Yeah, dergachev is pointing to one of the cool direct applications of linear alg...

Yeah, dergachev is pointing to one of the cool direct applications of linear algebra to machine learning.

Suppose you are given the data D = (r_1; r_2; r_3) where each row r_i is an n-vector r_i=(a_i1, a_i2, ..., a_in, b_i). Each row consists of some observation data. We want to predict future b_j given the future \vec{a}_j, given that we have seen {r_i}_{i=1...N} (The data set consists of N data rows r_i where both \vec{a}_i and b_i are known).

One simple model for b_j given \vec{a}_i = \vec{a}_i = (a_i1, a_i2, ..., a_in) is a linear model with $n$ parameters m_1,m_2,...,m_n:

   y_m(x_1,...x_n) =  m_1x_1 + m_2x_2 + ... + m_nx^n  =  \vec{m} · \vec{x}

If the model is good then y_m(\vec{a}_i) approximates b_i well.

But startup wisdom dictates that we should measure everything!

Enter error term:

   e_i(\vec{m}) = |y_m(\vec{a}_i)   - b_i|²,

the squared absolute-value of the difference between the model's prediction and the actual output---hence the name error term.
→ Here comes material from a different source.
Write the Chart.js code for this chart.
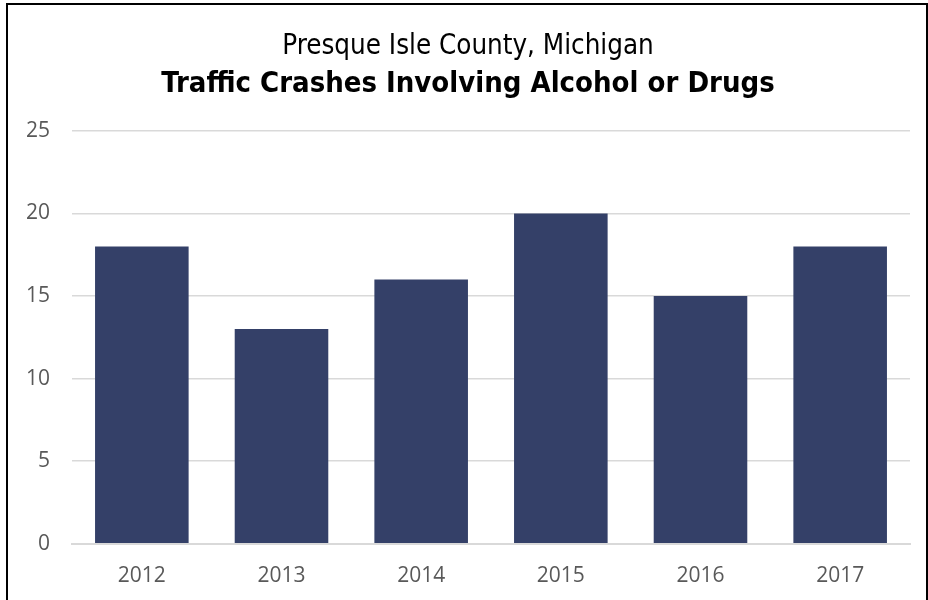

Our goal is to make the sum $S$ of all the error terms as small as possible.

   S(\vec{m}) = \sum_{i=1}^{i=M} e_i(\vec{m})

Note that the "total squared error" is a function of the model parameters \vec{m}.

At this point we have reached a level of complexity that becomes difficult to follow. Linear algebra to the rescue!

We can express the "vector prediction" of the model y_m in "one shot" in terms of the following matrix equation:

  A\vec{m} = \vec{b}

  where A is an N by n matrix  (contains the a_:: part of the data)
  \vec{m} is an n by 1 vector  (model parameters---the unknown)
  \vec{b} is an N by 1 vector  (contains the b_: part of the data)

To find \vec{m}, we must solve this matrix equation, however A is not a square matrix: A is a tall skinny matrix N >> n, so there is no A^{-1}.

Okay so we don't have a A^{-1} to throw at the equation A\vec{m}=\vec{b} to cancel the A, but what else could we throw at it. Let's throw A^T at it!

     A^T A \vec{m}  =  A^T \vec{b}
     \   /
       N   (an n by n matrix) 

       N \vec{m}  = A^T \vec{b}

Now the thing to observe is that if N is invertible, then we can find \vec{m} using

        \vec{m}  = N^{-1} A^T \vec{b}

This solution to the problem is known as the "least squares fit" solution (i.e. choice of parameters for the model m_1, m_2, ..., m_n). This name comes from the fact that the vector \vec{m} is equal to the output of the following optimization problem

    \vec{m}   =  minimize S(\vec{m}) over all \vec{m}

Proof: http://en.wikipedia.org/wiki/Linear_least_squares_(mathemati...

Technical detail: the matrix N=A^T*A is invertible if and only if the columns of A are linearly independent.

TL;DR. When you have to do a "linear regression" model of data matrix X and labels \vec{y}, the best (in the sense of least squared error) linear model is \vec{m} = (X^T X)^{-1} X^T \vec{y}.